What I’m going to say is not as fun as projecting the hypothetical TCO savings of OS X vs Windows, but to me, much more important.
I’ve been using computers for way too many years. I’m not that old, mind you, but I have to start considering where the next big maintenance bill will come from. And it won’t fall in the IT budget.
You see, the most expensive piece of hardware to maintain is the one I run: eyes, back, fingers. It’s very, very, expensive to repair, and it requires a lot of downtime. So that’s the first TCO on my mind when purchasing a new computer.
I already pay more, annually, for contact lens than for replacing defective drives or depleted batteries. And I fixed the last two by syncing my files, so they’re backed up in real time.
Quality of the operating system is nowhere near in importance as quality of the screen, carry weight, keyboard and trackpad. For that matter, anything that puts less stress on my hardware is worth it, even if that means running regedit on occasion.

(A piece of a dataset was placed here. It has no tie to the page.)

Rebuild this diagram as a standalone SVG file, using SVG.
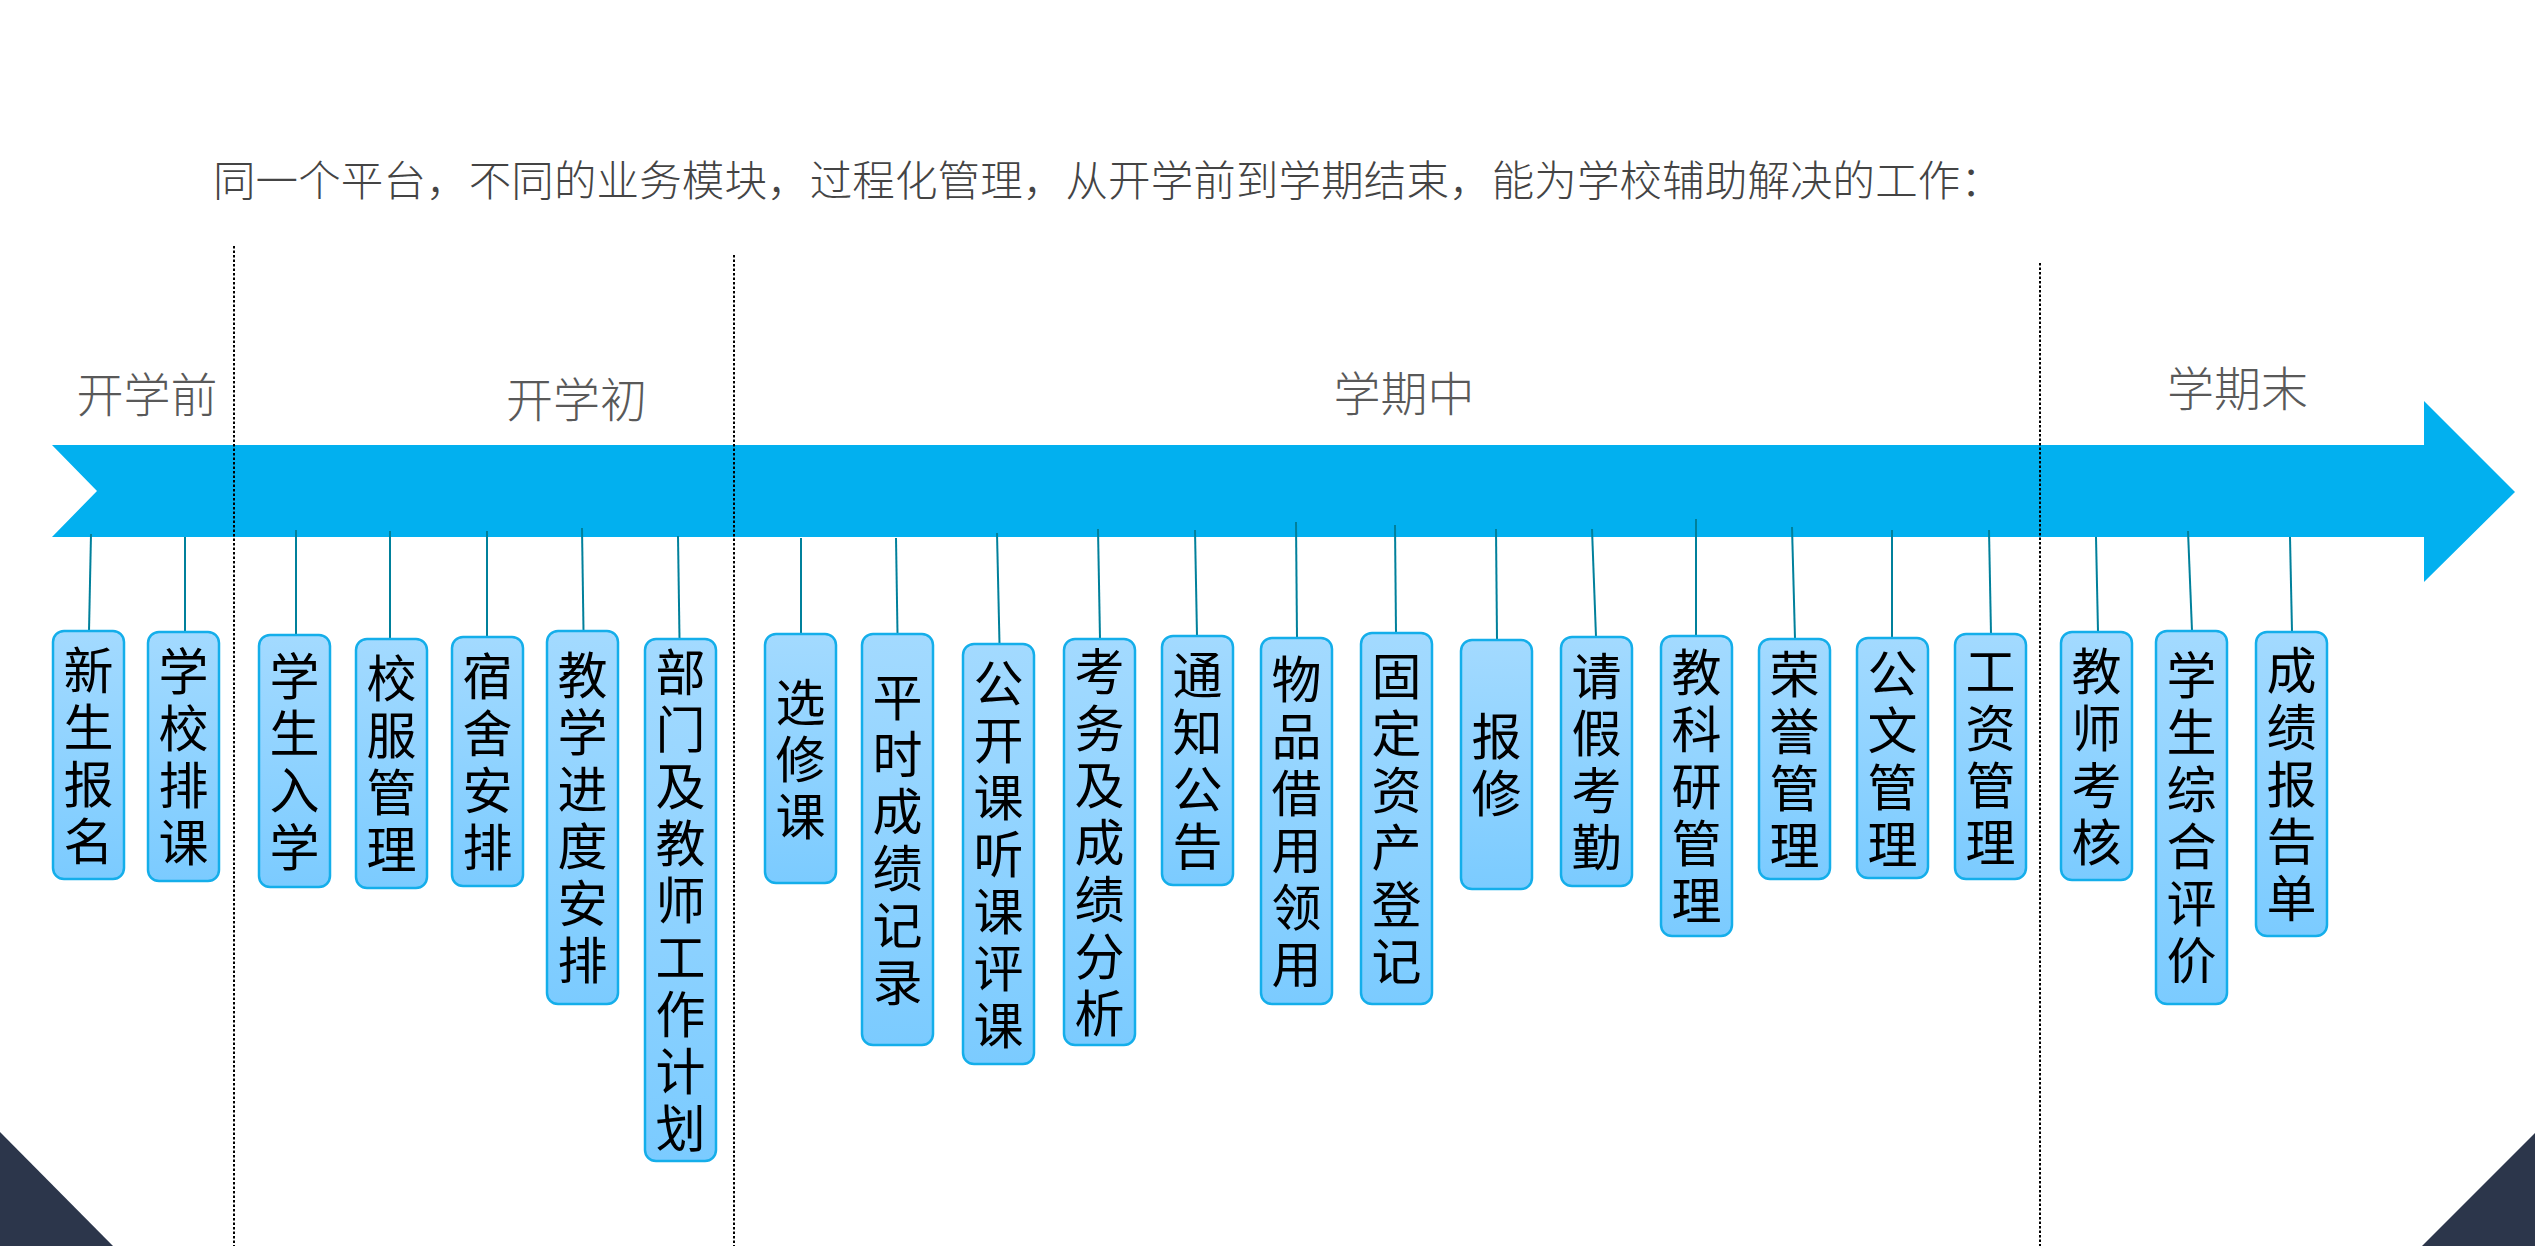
<svg xmlns="http://www.w3.org/2000/svg" width="2535" height="1246" viewBox="0 0 2535 1246">
<defs>
<linearGradient id="boxGrad" x1="0" y1="0" x2="0" y2="1">
<stop offset="0" stop-color="#A3DAFF"/>
<stop offset="1" stop-color="#7BCBFF"/>
</linearGradient>
<style>
.title{font-family:"Noto Sans CJK SC","Noto Sans",sans-serif;font-size:42.5px;font-weight:300;fill:#444;}
.phase{font-family:"Noto Sans CJK SC","Noto Sans",sans-serif;font-size:47px;font-weight:300;fill:#595959;text-anchor:middle;}
.box{fill:url(#boxGrad);stroke:#14AEEA;stroke-width:2.5;}
.lbl{font-family:"Noto Sans CJK SC","Noto Sans",sans-serif;font-size:50px;fill:#000;text-anchor:middle;}
.conn{stroke:#00809B;stroke-width:2;fill:none;}
.sep{stroke:#000;stroke-width:2;stroke-dasharray:2.5 2;fill:none;}
</style>
</defs>
<rect width="2535" height="1246" fill="#fff"/>
<polygon points="0,1132 113,1246 0,1246" fill="#2C364B"/>
<polygon points="2535,1133 2535,1246 2422,1246" fill="#2C364B"/>
<text class="title" x="213" y="196" textLength="1790" lengthAdjust="spacing">同一个平台，不同的业务模块，过程化管理，从开学前到学期结束，能为学校辅助解决的工作：</text>
<g id="phases">
<text class="phase" x="147" y="412">开学前</text>
<text class="phase" x="576.5" y="417">开学初</text>
<text class="phase" x="1404" y="411">学期中</text>
<text class="phase" x="2237.5" y="406">学期末</text>
</g>
<g id="timeline">
<polygon points="52,445 2424,445 2424,401 2515,492 2424,582 2424,537 52,537 97,491" fill="#02B0EF"/>
</g>
<g id="connectors">
<line class="conn" x1="91" y1="534" x2="89" y2="631"/>
<line class="conn" x1="185" y1="537" x2="185" y2="632"/>
<line class="conn" x1="296" y1="530" x2="296" y2="635"/>
<line class="conn" x1="390" y1="531" x2="390" y2="639"/>
<line class="conn" x1="487" y1="531" x2="487" y2="637"/>
<line class="conn" x1="582" y1="528" x2="583.5" y2="631"/>
<line class="conn" x1="678" y1="536" x2="679.5" y2="639"/>
<line class="conn" x1="801" y1="538" x2="801" y2="634"/>
<line class="conn" x1="896" y1="538" x2="897.5" y2="634"/>
<line class="conn" x1="997" y1="533" x2="999.5" y2="644"/>
<line class="conn" x1="1098" y1="529" x2="1100" y2="639"/>
<line class="conn" x1="1195" y1="530" x2="1197" y2="636"/>
<line class="conn" x1="1296" y1="522" x2="1297" y2="638"/>
<line class="conn" x1="1395" y1="525" x2="1396" y2="633"/>
<line class="conn" x1="1496" y1="529" x2="1497" y2="640"/>
<line class="conn" x1="1592" y1="529" x2="1596" y2="637"/>
<line class="conn" x1="1696" y1="519" x2="1696" y2="636"/>
<line class="conn" x1="1792" y1="527" x2="1795" y2="639"/>
<line class="conn" x1="1892" y1="530" x2="1892" y2="638"/>
<line class="conn" x1="1989" y1="530" x2="1991" y2="634"/>
<line class="conn" x1="2096" y1="537" x2="2098" y2="632"/>
<line class="conn" x1="2188" y1="531" x2="2192" y2="631"/>
<line class="conn" x1="2290" y1="537" x2="2292" y2="632"/>
</g>
<g id="separators">
<line class="sep" x1="234" y1="246" x2="234" y2="1246"/>
<line class="sep" x1="734" y1="255" x2="734" y2="1246"/>
<line class="sep" x1="2040" y1="263" x2="2040" y2="1246"/>
</g>
<g id="n1"><rect class="box" x="53" y="631" width="71" height="248" rx="11"/><text class="lbl" y="688.5"><tspan x="88.5">新</tspan><tspan x="88.5" dy="57">生</tspan><tspan x="88.5" dy="57">报</tspan><tspan x="88.5" dy="57">名</tspan></text></g>
<g id="n2"><rect class="box" x="148" y="632" width="71" height="249" rx="11"/><text class="lbl" y="690"><tspan x="183.5">学</tspan><tspan x="183.5" dy="57">校</tspan><tspan x="183.5" dy="57">排</tspan><tspan x="183.5" dy="57">课</tspan></text></g>
<g id="n3"><rect class="box" x="259" y="635" width="71" height="252" rx="11"/><text class="lbl" y="694.5"><tspan x="294.5">学</tspan><tspan x="294.5" dy="57">生</tspan><tspan x="294.5" dy="57">入</tspan><tspan x="294.5" dy="57">学</tspan></text></g>
<g id="n4"><rect class="box" x="356" y="639" width="71" height="249" rx="11"/><text class="lbl" y="697"><tspan x="391.5">校</tspan><tspan x="391.5" dy="57">服</tspan><tspan x="391.5" dy="57">管</tspan><tspan x="391.5" dy="57">理</tspan></text></g>
<g id="n5"><rect class="box" x="452" y="637" width="71" height="249" rx="11"/><text class="lbl" y="695"><tspan x="487.5">宿</tspan><tspan x="487.5" dy="57">舍</tspan><tspan x="487.5" dy="57">安</tspan><tspan x="487.5" dy="57">排</tspan></text></g>
<g id="n6"><rect class="box" x="547" y="631" width="71" height="373" rx="11"/><text class="lbl" y="694"><tspan x="582.5">教</tspan><tspan x="582.5" dy="57">学</tspan><tspan x="582.5" dy="57">进</tspan><tspan x="582.5" dy="57">度</tspan><tspan x="582.5" dy="57">安</tspan><tspan x="582.5" dy="57">排</tspan></text></g>
<g id="n7"><rect class="box" x="645" y="639" width="71" height="522" rx="11"/><text class="lbl" y="691"><tspan x="680.5">部</tspan><tspan x="680.5" dy="57">门</tspan><tspan x="680.5" dy="57">及</tspan><tspan x="680.5" dy="57">教</tspan><tspan x="680.5" dy="57">师</tspan><tspan x="680.5" dy="57">工</tspan><tspan x="680.5" dy="57">作</tspan><tspan x="680.5" dy="57">计</tspan><tspan x="680.5" dy="57">划</tspan></text></g>
<g id="n8"><rect class="box" x="765" y="634" width="71" height="249" rx="11"/><text class="lbl" y="720.5"><tspan x="800.5">选</tspan><tspan x="800.5" dy="57">修</tspan><tspan x="800.5" dy="57">课</tspan></text></g>
<g id="n9"><rect class="box" x="862" y="634" width="71" height="411" rx="11"/><text class="lbl" y="716"><tspan x="897.5">平</tspan><tspan x="897.5" dy="57">时</tspan><tspan x="897.5" dy="57">成</tspan><tspan x="897.5" dy="57">绩</tspan><tspan x="897.5" dy="57">记</tspan><tspan x="897.5" dy="57">录</tspan></text></g>
<g id="n10"><rect class="box" x="963" y="644" width="71" height="420" rx="11"/><text class="lbl" y="702"><tspan x="998.5">公</tspan><tspan x="998.5" dy="57">开</tspan><tspan x="998.5" dy="57">课</tspan><tspan x="998.5" dy="57">听</tspan><tspan x="998.5" dy="57">课</tspan><tspan x="998.5" dy="57">评</tspan><tspan x="998.5" dy="57">课</tspan></text></g>
<g id="n11"><rect class="box" x="1064" y="639" width="71" height="406" rx="11"/><text class="lbl" y="690"><tspan x="1099.5">考</tspan><tspan x="1099.5" dy="57">务</tspan><tspan x="1099.5" dy="57">及</tspan><tspan x="1099.5" dy="57">成</tspan><tspan x="1099.5" dy="57">绩</tspan><tspan x="1099.5" dy="57">分</tspan><tspan x="1099.5" dy="57">析</tspan></text></g>
<g id="n12"><rect class="box" x="1162" y="636" width="71" height="249" rx="11"/><text class="lbl" y="694"><tspan x="1197.5">通</tspan><tspan x="1197.5" dy="57">知</tspan><tspan x="1197.5" dy="57">公</tspan><tspan x="1197.5" dy="57">告</tspan></text></g>
<g id="n13"><rect class="box" x="1261" y="638" width="71" height="366" rx="11"/><text class="lbl" y="697.5"><tspan x="1296.5">物</tspan><tspan x="1296.5" dy="57">品</tspan><tspan x="1296.5" dy="57">借</tspan><tspan x="1296.5" dy="57">用</tspan><tspan x="1296.5" dy="57">领</tspan><tspan x="1296.5" dy="57">用</tspan></text></g>
<g id="n14"><rect class="box" x="1361" y="633" width="71" height="371" rx="11"/><text class="lbl" y="695"><tspan x="1396.5">固</tspan><tspan x="1396.5" dy="57">定</tspan><tspan x="1396.5" dy="57">资</tspan><tspan x="1396.5" dy="57">产</tspan><tspan x="1396.5" dy="57">登</tspan><tspan x="1396.5" dy="57">记</tspan></text></g>
<g id="n15"><rect class="box" x="1461" y="640" width="71" height="249" rx="11"/><text class="lbl" y="755"><tspan x="1496.5">报</tspan><tspan x="1496.5" dy="57">修</tspan></text></g>
<g id="n16"><rect class="box" x="1561" y="637" width="71" height="249" rx="11"/><text class="lbl" y="695"><tspan x="1596.5">请</tspan><tspan x="1596.5" dy="57">假</tspan><tspan x="1596.5" dy="57">考</tspan><tspan x="1596.5" dy="57">勤</tspan></text></g>
<g id="n17"><rect class="box" x="1661" y="636" width="71" height="300" rx="11"/><text class="lbl" y="691"><tspan x="1696.5">教</tspan><tspan x="1696.5" dy="57">科</tspan><tspan x="1696.5" dy="57">研</tspan><tspan x="1696.5" dy="57">管</tspan><tspan x="1696.5" dy="57">理</tspan></text></g>
<g id="n18"><rect class="box" x="1759" y="639" width="71" height="240" rx="11"/><text class="lbl" y="692.5"><tspan x="1794.5">荣</tspan><tspan x="1794.5" dy="57">誉</tspan><tspan x="1794.5" dy="57">管</tspan><tspan x="1794.5" dy="57">理</tspan></text></g>
<g id="n19"><rect class="box" x="1857" y="638" width="71" height="240" rx="11"/><text class="lbl" y="691.5"><tspan x="1892.5">公</tspan><tspan x="1892.5" dy="57">文</tspan><tspan x="1892.5" dy="57">管</tspan><tspan x="1892.5" dy="57">理</tspan></text></g>
<g id="n20"><rect class="box" x="1955" y="634" width="71" height="245" rx="11"/><text class="lbl" y="690"><tspan x="1990.5">工</tspan><tspan x="1990.5" dy="57">资</tspan><tspan x="1990.5" dy="57">管</tspan><tspan x="1990.5" dy="57">理</tspan></text></g>
<g id="n21"><rect class="box" x="2061" y="632" width="71" height="248" rx="11"/><text class="lbl" y="689.5"><tspan x="2096.5">教</tspan><tspan x="2096.5" dy="57">师</tspan><tspan x="2096.5" dy="57">考</tspan><tspan x="2096.5" dy="57">核</tspan></text></g>
<g id="n22"><rect class="box" x="2156" y="631" width="71" height="373" rx="11"/><text class="lbl" y="694"><tspan x="2191.5">学</tspan><tspan x="2191.5" dy="57">生</tspan><tspan x="2191.5" dy="57">综</tspan><tspan x="2191.5" dy="57">合</tspan><tspan x="2191.5" dy="57">评</tspan><tspan x="2191.5" dy="57">价</tspan></text></g>
<g id="n23"><rect class="box" x="2256" y="632" width="71" height="304" rx="11"/><text class="lbl" y="689"><tspan x="2291.5">成</tspan><tspan x="2291.5" dy="57">绩</tspan><tspan x="2291.5" dy="57">报</tspan><tspan x="2291.5" dy="57">告</tspan><tspan x="2291.5" dy="57">单</tspan></text></g>
</svg>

I said trolling because that article picked a budget HP machine, one of those that come with last decade’s dim screens, and for all its 14″ size weighs around 6lb. If you’re in the market for anything of decent quality, and it doesn’t matter what vendor you buy from, you’re looking at a higher price bracket.
Last year my primary machine was a Vaio running Linux. I was tempted by OS X, especially after many nights spent trying to get Linux to resume from suspend and get over the WiFi woes. But, expensive as it was on launch date, the Vaio had the best screen, excellent keyboard, all around performance and only 3.7lb to carry.
I got the MacBook Air the first day it went in stores because it improved on the Vaio in every respect. Brilliant screen, outstanding keyboard, less weight, similar performance profile. It costs more to buy, but comes with a higher resale value, so about the same paid to own. That, and it runs OS X.
You might have a different category you’re looking at. Maybe you can go for a smaller machine, or need something larger in size, or have different keyboard sensibilities, or need 4 USB ports, or need to look at a different price bracket. But whatever you do, if you read this blog chances are you spend enough time with your computer to not be buying any discount PC you can pick at Wal-Mart.
When it comes to calculating TCO, consider those components that don’t come with warrantee and are not easily replaceable.